* [Written task] Without the pictures, set down every line of the data exactly.

* [Information provided]
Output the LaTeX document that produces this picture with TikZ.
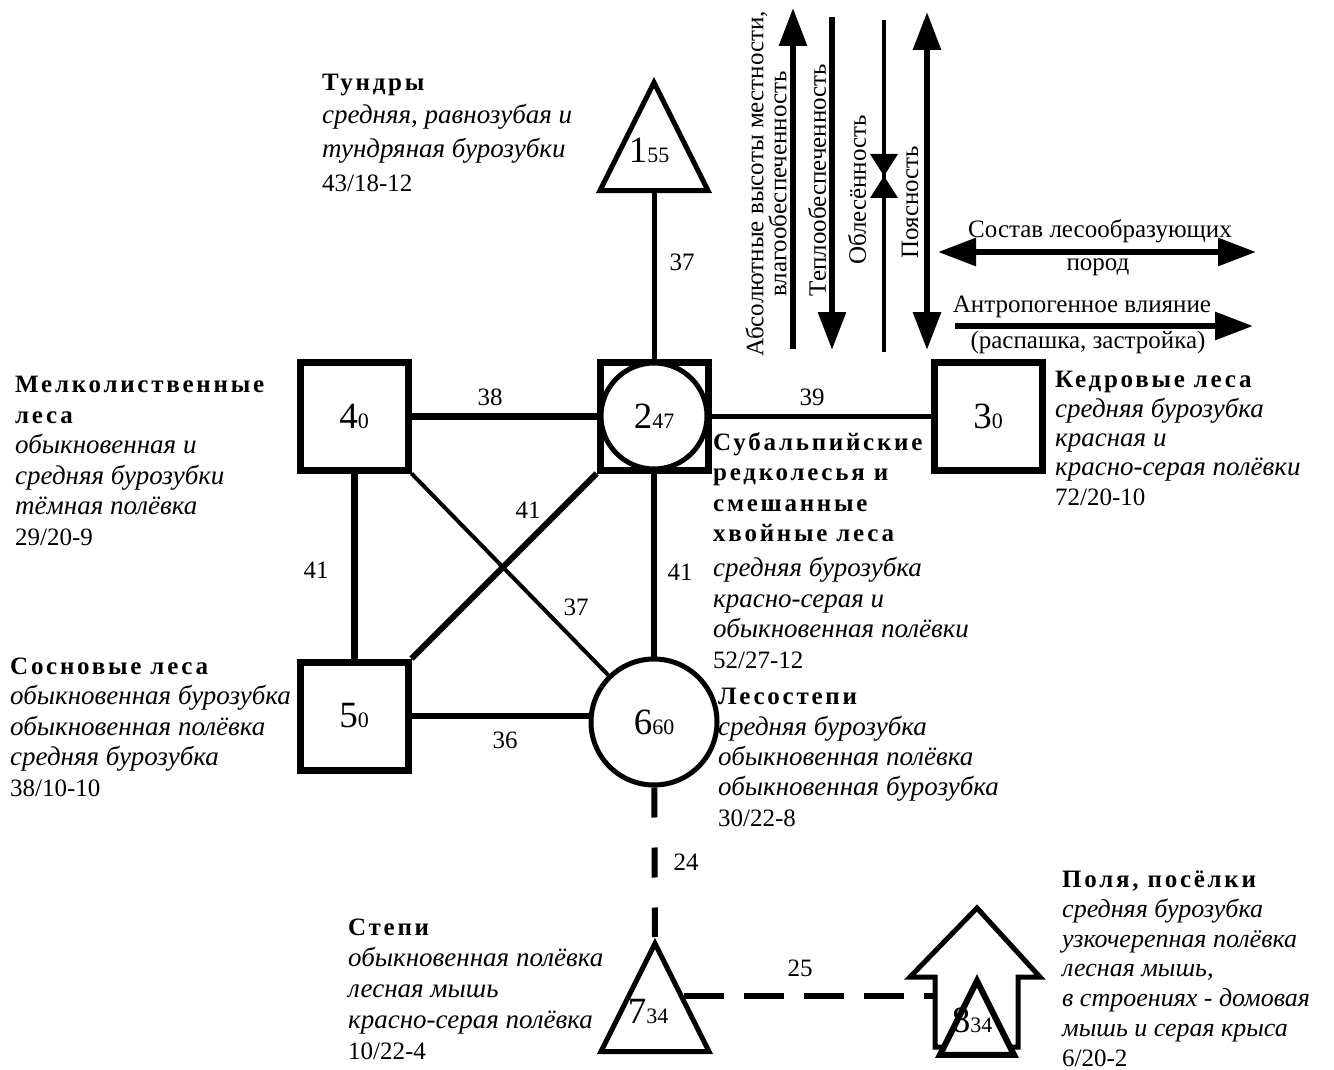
\documentclass[tikz,border=0pt]{standalone}
\usepackage{fontspec}
\setmainfont{Liberation Serif}
\newfontfamily\ttlfont{Liberation Serif}[LetterSpace=11]
\usepackage{tikz}
\usetikzlibrary{arrows.meta,calc}
\usetikzlibrary{shapes.geometric}

\newcommand{\nlbl}[2]{{\fontsize{37}{37}\selectfont #1}{\fontsize{22}{22}\selectfont #2}}
\newcommand{\ttl}[1]{{\ttlfont\bfseries #1}}
\newcommand{\spc}[1]{{\fontsize{27}{30}\selectfont\itshape #1}}
\newcommand{\spcs}[1]{{\fontsize{26}{30}\selectfont\itshape #1}}

\tikzset{
  bx/.style={draw, line width=7pt, minimum size=108pt, inner sep=0pt, fill=white},
  cr/.style={draw, circle, line width=5pt, inner sep=0pt, fill=white},
  tri/.style={draw, isosceles triangle, isosceles triangle stretches,
              shape border rotate=90, line width=5pt, inner sep=0pt,
              minimum width=108pt, minimum height=108pt, fill=white},
  lbl/.style={font=\fontsize{25}{25}\selectfont, inner sep=0pt},
  txt/.style={align=left, anchor=base west, inner sep=0pt},
  fa/.style={line width=6pt, -{Triangle[length=38pt,width=27pt]}},
  fb/.style={line width=6pt, {Triangle[length=38pt,width=27pt]}-{Triangle[length=38pt,width=27pt]}},
}

\begin{document}
\begin{tikzpicture}[x=1pt, y=-1pt]
  \useasboundingbox (0,0) rectangle (1334,1070);

  % узлы
  \node[tri, anchor=apex] (n1) at (654,76) {};
  \node[anchor=base] (n1l) at (649,163) {\nlbl{1}{55}};
  \node[bx] (n2) at (654,416) {};
  \node[cr, minimum size=106pt] (n2c) at (n2) {\nlbl{2}{47}};
  \node[bx] (n3) at (988,416) {\nlbl{3}{0}};
  \node[bx] (n4) at (354,416) {\nlbl{4}{0}};
  \node[bx] (n5) at (354,716) {\nlbl{5}{0}};
  \node[cr, minimum size=126pt] (n6) at (654,722) {\nlbl{6}{60}};
  \node[tri, anchor=apex] (n7) at (655,937) {};
  \node[anchor=base] (n7l) at (648,1023) {\nlbl{7}{34}};

  % дом
  \draw[line width=5pt] (910,977) -- (977,908) -- (1040,977) -- (1018,977)
    -- (1018,1047) -- (935,1047) -- (935,977) -- cycle;
  \coordinate (n8w) at (935,993);
  \node[tri, line width=6pt, minimum width=74pt, minimum height=74pt, anchor=apex] (n8) at (977,973) {};
  \node[anchor=base] (n8l) at (972,1032) {\nlbl{8}{34}};

  % связи
  \draw[line width=5pt] (n1) -- (n2) node[lbl] (e12) at (682,262) {37};
  \draw[line width=7pt] (n4) -- (n2) node[lbl] (e42) at (490,397) {38};
  \draw[line width=5pt] (n2) -- (n3) node[lbl] (e23) at (812,397) {39};
  \draw[line width=7pt] (n4) -- (n5) node[lbl] (e45) at (316,570) {41};
  \draw[line width=6pt] (n2) -- (n6) node[lbl] (e26) at (680,572) {41};
  \draw[line width=6pt] (n5.north east) -- (n2.south west) node[lbl] (e52) at (528,510) {41};
  \draw[line width=4pt] (n4.south east) -- (n6) node[lbl] (e46) at (576,607) {37};
  \draw[line width=6pt] (n5.east) -- (n5.east -| n6.west) node[lbl] (e56) at (505,740) {36};
  \draw[line width=6pt, dash pattern=on 30pt off 30pt] (n6) -- (n7.apex) node[lbl] (e67) at (686,862) {24};
  \draw[line width=6pt, dash pattern=on 40pt off 20pt] (n7.right side) -- (n7.right side -| n8w) node[lbl] (e78) at (800,968) {25};

  % факторы
  \coordinate (f1a) at (793,349);
  \coordinate (f1b) at (793,8);
  \coordinate (f2a) at (832,17);
  \coordinate (f2b) at (832,350);
  \coordinate (f3a) at (884,20);
  \coordinate (f3b) at (884,352);
  \coordinate (f4a) at (927,12);
  \coordinate (f4b) at (927,350);
  \coordinate (f5a) at (938,252);
  \coordinate (f5b) at (1256,252);
  \coordinate (f6a) at (955,326);
  \coordinate (f6b) at (1253,326);
  \draw[fa] (f1a) -- (f1b);
  \draw[fa] (f2a) -- (f2b);
  \draw[line width=4pt] (f3a) -- (f3b);
  \fill (870,154) -- (898,154) -- (884,176) -- cycle;
  \fill (870,198) -- (898,198) -- (884,176) -- cycle;
  \draw[fb] (f4a) -- (f4b);
  \draw[fb] (f5a) -- (f5b);
  \draw[fa] (f6a) -- (f6b);

  \node[lbl, rotate=90, align=center, font=\fontsize{25}{23}\selectfont] (t1) at (766,184)
    {Абсолютные высоты местности,\\влагообеспеченность};
  \node[lbl, rotate=90] (t2) at (817,180) {Теплообеспеченность};
  \node[lbl, rotate=90] (t3) at (857,190) {Облесённость};
  \node[lbl, rotate=90] (t4) at (910,202) {Поясность};
  \node[lbl] (t5) at (1100,231) {Состав лесообразующих};
  \node[lbl] (t6) at (1098,267) {пород};
  \node[lbl] (t7) at (1082,307) {Антропогенное влияние};
  \node[lbl] (t8) at (1088,342) {(распашка, застройка)};

  % подписи
  \node[txt, font=\fontsize{25}{33.5}\selectfont] (d1) at (322,191)
    {\ttl{Тундры}\\\spc{средняя, равнозубая и}\\\spc{тундряная бурозубки}\\43/18-12};
  \node[txt, font=\fontsize{25}{30.5}\selectfont] (d4) at (15,545)
    {\ttl{Мелколиственные}\\\ttl{леса}\\\spc{обыкновенная и}\\\spc{средняя бурозубки}\\\spc{тёмная полёвка}\\29/20-9};
  \node[txt, font=\fontsize{25}{30.5}\selectfont] (d5) at (10,796)
    {\ttl{Сосновые леса}\\\spc{обыкновенная бурозубка}\\\spc{обыкновенная полёвка}\\\spc{средняя бурозубка}\\38/10-10};
  \node[txt, font=\fontsize{25}{29.3}\selectfont] (d3) at (1055,505)
    {\ttl{Кедровые леса}\\\spc{средняя бурозубка}\\\spc{красная и}\\\spc{красно-серая полёвки}\\72/20-10};
  \node[txt, font=\fontsize{25}{30.5}\selectfont] (d2) at (713,668)
    {\ttl{Субальпийские}\\\ttl{редколесья и}\\\ttl{смешанные}\\\ttl{хвойные леса}\\[4.5pt]\spc{средняя бурозубка}\\\spc{красно-серая и}\\\spc{обыкновенная полёвки}\\52/27-12};
  \node[txt, font=\fontsize{25}{30.3}\selectfont] (d6) at (718,826)
    {\ttl{Лесостепи}\\\spc{средняя бурозубка}\\\spc{обыкновенная полёвка}\\\spc{обыкновенная бурозубка}\\30/22-8};
  \node[txt, font=\fontsize{25}{31}\selectfont] (d7) at (348,1059)
    {\ttl{Степи}\\\spc{обыкновенная полёвка}\\\spc{лесная мышь}\\\spc{красно-серая полёвка}\\10/22-4};
  \node[txt, font=\fontsize{25}{29.7}\selectfont] (d8) at (1062,1066)
    {\ttl{Поля, посёлки}\\\spcs{средняя бурозубка}\\\spcs{узкочерепная полёвка}\\\spcs{лесная мышь,}\\\spcs{в строениях - домовая}\\\spcs{мышь и серая крыса}\\6/20-2};
\end{tikzpicture}
\end{document}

* [The response]
Output the LaTeX document that produces this picture with TikZ.
\documentclass[tikz,border=0pt]{standalone}
\usepackage{fontspec}
\setmainfont{Liberation Serif}
\newfontfamily\ttlfont{Liberation Serif}[LetterSpace=11]
\usepackage{tikz}
\usetikzlibrary{arrows.meta,calc}
\usetikzlibrary{shapes.geometric}

\newcommand{\nlbl}[2]{{\fontsize{37}{37}\selectfont #1}{\fontsize{22}{22}\selectfont #2}}
\newcommand{\ttl}[1]{{\ttlfont\bfseries #1}}
\newcommand{\spc}[1]{{\fontsize{27}{30}\selectfont\itshape #1}}
\newcommand{\spcs}[1]{{\fontsize{26}{30}\selectfont\itshape #1}}

\tikzset{
  bx/.style={draw, line width=7pt, minimum size=108pt, inner sep=0pt, fill=white},
  cr/.style={draw, circle, line width=5pt, inner sep=0pt, fill=white},
  tri/.style={draw, isosceles triangle, isosceles triangle stretches,
              shape border rotate=90, line width=5pt, inner sep=0pt,
              minimum width=108pt, minimum height=108pt, fill=white},
  lbl/.style={font=\fontsize{25}{25}\selectfont, inner sep=0pt},
  txt/.style={align=left, anchor=base west, inner sep=0pt},
  fa/.style={line width=6pt, -{Triangle[length=38pt,width=27pt]}},
  fb/.style={line width=6pt, {Triangle[length=38pt,width=27pt]}-{Triangle[length=38pt,width=27pt]}},
}

\begin{document}
\begin{tikzpicture}[x=1pt, y=-1pt]
  \useasboundingbox (0,0) rectangle (1334,1070);

  % узлы
  \node[tri, anchor=apex] (n1) at (654,76) {};
  \node[anchor=base] (n1l) at (649,163) {\nlbl{1}{55}};
  \node[bx] (n2) at (654,416) {};
  \node[cr, minimum size=106pt] (n2c) at (n2) {\nlbl{2}{47}};
  \node[bx] (n3) at (988,416) {\nlbl{3}{0}};
  \node[bx] (n4) at (354,416) {\nlbl{4}{0}};
  \node[bx] (n5) at (354,716) {\nlbl{5}{0}};
  \node[cr, minimum size=126pt] (n6) at (654,722) {\nlbl{6}{60}};
  \node[tri, anchor=apex] (n7) at (655,937) {};
  \node[anchor=base] (n7l) at (648,1023) {\nlbl{7}{34}};

  % дом
  \draw[line width=5pt] (910,977) -- (977,908) -- (1040,977) -- (1018,977)
    -- (1018,1047) -- (935,1047) -- (935,977) -- cycle;
  \coordinate (n8w) at (935,993);
  \node[tri, line width=6pt, minimum width=74pt, minimum height=74pt, anchor=apex] (n8) at (977,973) {};
  \node[anchor=base] (n8l) at (972,1032) {\nlbl{8}{34}};

  % связи
  \draw[line width=5pt] (n1) -- (n2) node[lbl] (e12) at (682,262) {37};
  \draw[line width=7pt] (n4) -- (n2) node[lbl] (e42) at (490,397) {38};
  \draw[line width=5pt] (n2) -- (n3) node[lbl] (e23) at (812,397) {39};
  \draw[line width=7pt] (n4) -- (n5) node[lbl] (e45) at (316,570) {41};
  \draw[line width=6pt] (n2) -- (n6) node[lbl] (e26) at (680,572) {41};
  \draw[line width=6pt] (n5.north east) -- (n2.south west) node[lbl] (e52) at (528,510) {41};
  \draw[line width=4pt] (n4.south east) -- (n6) node[lbl] (e46) at (576,607) {37};
  \draw[line width=6pt] (n5.east) -- (n5.east -| n6.west) node[lbl] (e56) at (505,740) {36};
  \draw[line width=6pt, dash pattern=on 30pt off 30pt] (n6) -- (n7.apex) node[lbl] (e67) at (686,862) {24};
  \draw[line width=6pt, dash pattern=on 40pt off 20pt] (n7.right side) -- (n7.right side -| n8w) node[lbl] (e78) at (800,968) {25};

  % факторы
  \coordinate (f1a) at (793,349);
  \coordinate (f1b) at (793,8);
  \coordinate (f2a) at (832,17);
  \coordinate (f2b) at (832,350);
  \coordinate (f3a) at (884,20);
  \coordinate (f3b) at (884,352);
  \coordinate (f4a) at (927,12);
  \coordinate (f4b) at (927,350);
  \coordinate (f5a) at (938,252);
  \coordinate (f5b) at (1256,252);
  \coordinate (f6a) at (955,326);
  \coordinate (f6b) at (1253,326);
  \draw[fa] (f1a) -- (f1b);
  \draw[fa] (f2a) -- (f2b);
  \draw[line width=4pt] (f3a) -- (f3b);
  \fill (870,154) -- (898,154) -- (884,176) -- cycle;
  \fill (870,198) -- (898,198) -- (884,176) -- cycle;
  \draw[fb] (f4a) -- (f4b);
  \draw[fb] (f5a) -- (f5b);
  \draw[fa] (f6a) -- (f6b);

  \node[lbl, rotate=90, align=center, font=\fontsize{25}{23}\selectfont] (t1) at (766,184)
    {Абсолютные высоты местности,\\влагообеспеченность};
  \node[lbl, rotate=90] (t2) at (817,180) {Теплообеспеченность};
  \node[lbl, rotate=90] (t3) at (857,190) {Облесённость};
  \node[lbl, rotate=90] (t4) at (910,202) {Поясность};
  \node[lbl] (t5) at (1100,231) {Состав лесообразующих};
  \node[lbl] (t6) at (1098,267) {пород};
  \node[lbl] (t7) at (1082,307) {Антропогенное влияние};
  \node[lbl] (t8) at (1088,342) {(распашка, застройка)};

  % подписи
  \node[txt, font=\fontsize{25}{33.5}\selectfont] (d1) at (322,191)
    {\ttl{Тундры}\\\spc{средняя, равнозубая и}\\\spc{тундряная бурозубки}\\43/18-12};
  \node[txt, font=\fontsize{25}{30.5}\selectfont] (d4) at (15,545)
    {\ttl{Мелколиственные}\\\ttl{леса}\\\spc{обыкновенная и}\\\spc{средняя бурозубки}\\\spc{тёмная полёвка}\\29/20-9};
  \node[txt, font=\fontsize{25}{30.5}\selectfont] (d5) at (10,796)
    {\ttl{Сосновые леса}\\\spc{обыкновенная бурозубка}\\\spc{обыкновенная полёвка}\\\spc{средняя бурозубка}\\38/10-10};
  \node[txt, font=\fontsize{25}{29.3}\selectfont] (d3) at (1055,505)
    {\ttl{Кедровые леса}\\\spc{средняя бурозубка}\\\spc{красная и}\\\spc{красно-серая полёвки}\\72/20-10};
  \node[txt, font=\fontsize{25}{30.5}\selectfont] (d2) at (713,668)
    {\ttl{Субальпийские}\\\ttl{редколесья и}\\\ttl{смешанные}\\\ttl{хвойные леса}\\[4.5pt]\spc{средняя бурозубка}\\\spc{красно-серая и}\\\spc{обыкновенная полёвки}\\52/27-12};
  \node[txt, font=\fontsize{25}{30.3}\selectfont] (d6) at (718,826)
    {\ttl{Лесостепи}\\\spc{средняя бурозубка}\\\spc{обыкновенная полёвка}\\\spc{обыкновенная бурозубка}\\30/22-8};
  \node[txt, font=\fontsize{25}{31}\selectfont] (d7) at (348,1059)
    {\ttl{Степи}\\\spc{обыкновенная полёвка}\\\spc{лесная мышь}\\\spc{красно-серая полёвка}\\10/22-4};
  \node[txt, font=\fontsize{25}{29.7}\selectfont] (d8) at (1062,1066)
    {\ttl{Поля, посёлки}\\\spcs{средняя бурозубка}\\\spcs{узкочерепная полёвка}\\\spcs{лесная мышь,}\\\spcs{в строениях - домовая}\\\spcs{мышь и серая крыса}\\6/20-2};
\end{tikzpicture}
\end{document}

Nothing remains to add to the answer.